> **Exercise**: Extract each line from the entries below that has the string "with" in it.

> **Input records**:
____
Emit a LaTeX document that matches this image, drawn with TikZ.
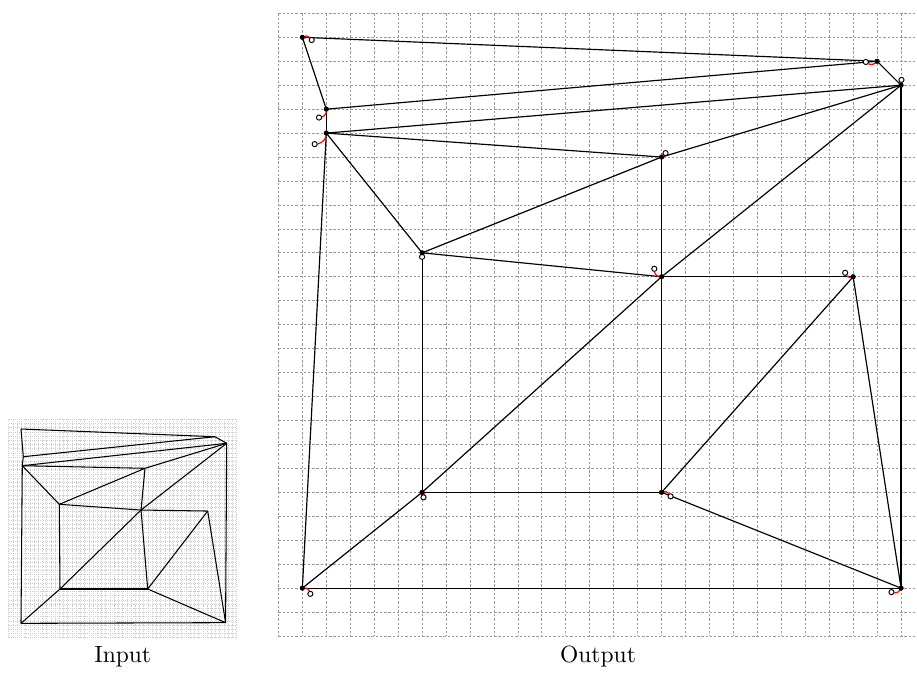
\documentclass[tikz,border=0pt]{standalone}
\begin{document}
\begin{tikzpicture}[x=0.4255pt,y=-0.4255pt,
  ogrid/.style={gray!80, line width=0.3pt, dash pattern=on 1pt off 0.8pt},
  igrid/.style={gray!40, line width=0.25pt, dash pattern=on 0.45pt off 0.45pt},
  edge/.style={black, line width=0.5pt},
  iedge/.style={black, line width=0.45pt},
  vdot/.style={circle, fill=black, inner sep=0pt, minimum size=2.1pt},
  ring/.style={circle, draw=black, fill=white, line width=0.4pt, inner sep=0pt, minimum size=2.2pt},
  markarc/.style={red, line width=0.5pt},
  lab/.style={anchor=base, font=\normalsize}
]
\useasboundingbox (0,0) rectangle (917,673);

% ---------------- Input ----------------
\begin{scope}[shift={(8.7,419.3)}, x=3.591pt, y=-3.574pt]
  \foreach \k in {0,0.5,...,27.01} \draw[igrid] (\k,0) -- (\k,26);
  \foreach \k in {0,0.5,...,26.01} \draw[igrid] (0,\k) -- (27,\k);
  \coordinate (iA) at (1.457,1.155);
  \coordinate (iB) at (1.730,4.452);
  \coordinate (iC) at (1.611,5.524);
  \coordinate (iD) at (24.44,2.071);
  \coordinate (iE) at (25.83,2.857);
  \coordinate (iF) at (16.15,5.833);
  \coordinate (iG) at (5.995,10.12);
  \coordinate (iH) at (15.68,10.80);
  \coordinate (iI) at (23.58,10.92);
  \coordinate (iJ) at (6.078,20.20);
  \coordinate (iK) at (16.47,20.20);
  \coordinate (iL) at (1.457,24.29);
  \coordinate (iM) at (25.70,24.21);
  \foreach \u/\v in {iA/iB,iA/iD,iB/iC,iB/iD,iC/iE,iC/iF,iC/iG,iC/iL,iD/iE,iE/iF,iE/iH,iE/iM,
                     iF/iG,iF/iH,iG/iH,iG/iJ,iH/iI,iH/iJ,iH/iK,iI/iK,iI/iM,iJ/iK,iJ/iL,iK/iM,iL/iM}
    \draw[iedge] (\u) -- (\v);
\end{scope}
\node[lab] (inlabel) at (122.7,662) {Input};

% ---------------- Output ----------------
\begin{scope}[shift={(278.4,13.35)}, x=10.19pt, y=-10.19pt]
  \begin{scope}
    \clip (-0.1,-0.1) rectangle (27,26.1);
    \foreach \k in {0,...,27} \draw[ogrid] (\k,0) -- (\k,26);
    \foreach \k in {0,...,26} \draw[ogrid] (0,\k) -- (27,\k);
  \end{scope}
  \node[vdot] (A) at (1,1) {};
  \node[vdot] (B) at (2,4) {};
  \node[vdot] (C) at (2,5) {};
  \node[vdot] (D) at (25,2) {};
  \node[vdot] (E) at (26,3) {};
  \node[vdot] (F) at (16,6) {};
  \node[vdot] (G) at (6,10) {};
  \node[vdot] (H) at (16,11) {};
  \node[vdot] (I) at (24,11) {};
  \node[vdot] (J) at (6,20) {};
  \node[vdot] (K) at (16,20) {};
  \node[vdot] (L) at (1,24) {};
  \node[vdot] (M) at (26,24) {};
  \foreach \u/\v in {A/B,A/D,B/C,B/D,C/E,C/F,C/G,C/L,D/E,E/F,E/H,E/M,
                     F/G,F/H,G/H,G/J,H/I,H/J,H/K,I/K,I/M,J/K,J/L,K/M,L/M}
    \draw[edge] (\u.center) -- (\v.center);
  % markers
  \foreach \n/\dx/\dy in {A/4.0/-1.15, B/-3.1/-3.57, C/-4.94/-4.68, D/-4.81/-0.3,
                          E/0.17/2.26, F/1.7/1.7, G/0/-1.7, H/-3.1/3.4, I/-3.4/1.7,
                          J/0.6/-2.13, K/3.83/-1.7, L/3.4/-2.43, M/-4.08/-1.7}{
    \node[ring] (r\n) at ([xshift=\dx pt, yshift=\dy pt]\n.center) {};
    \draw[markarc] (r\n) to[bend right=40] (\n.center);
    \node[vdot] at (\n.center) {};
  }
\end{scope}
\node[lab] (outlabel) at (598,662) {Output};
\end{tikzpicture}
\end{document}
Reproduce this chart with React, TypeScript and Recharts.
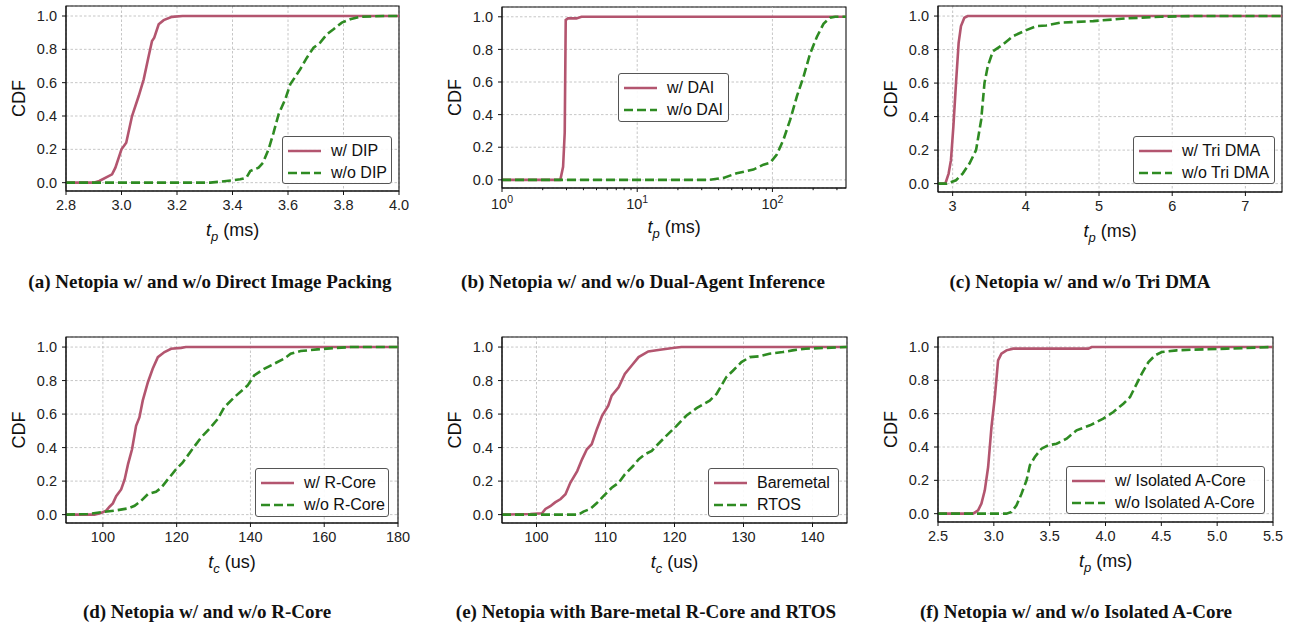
____
> **Worked solution**:
Emit a LaTeX document that matches this image, drawn with TikZ.
Reproduce this chart with React, TypeScript and Recharts.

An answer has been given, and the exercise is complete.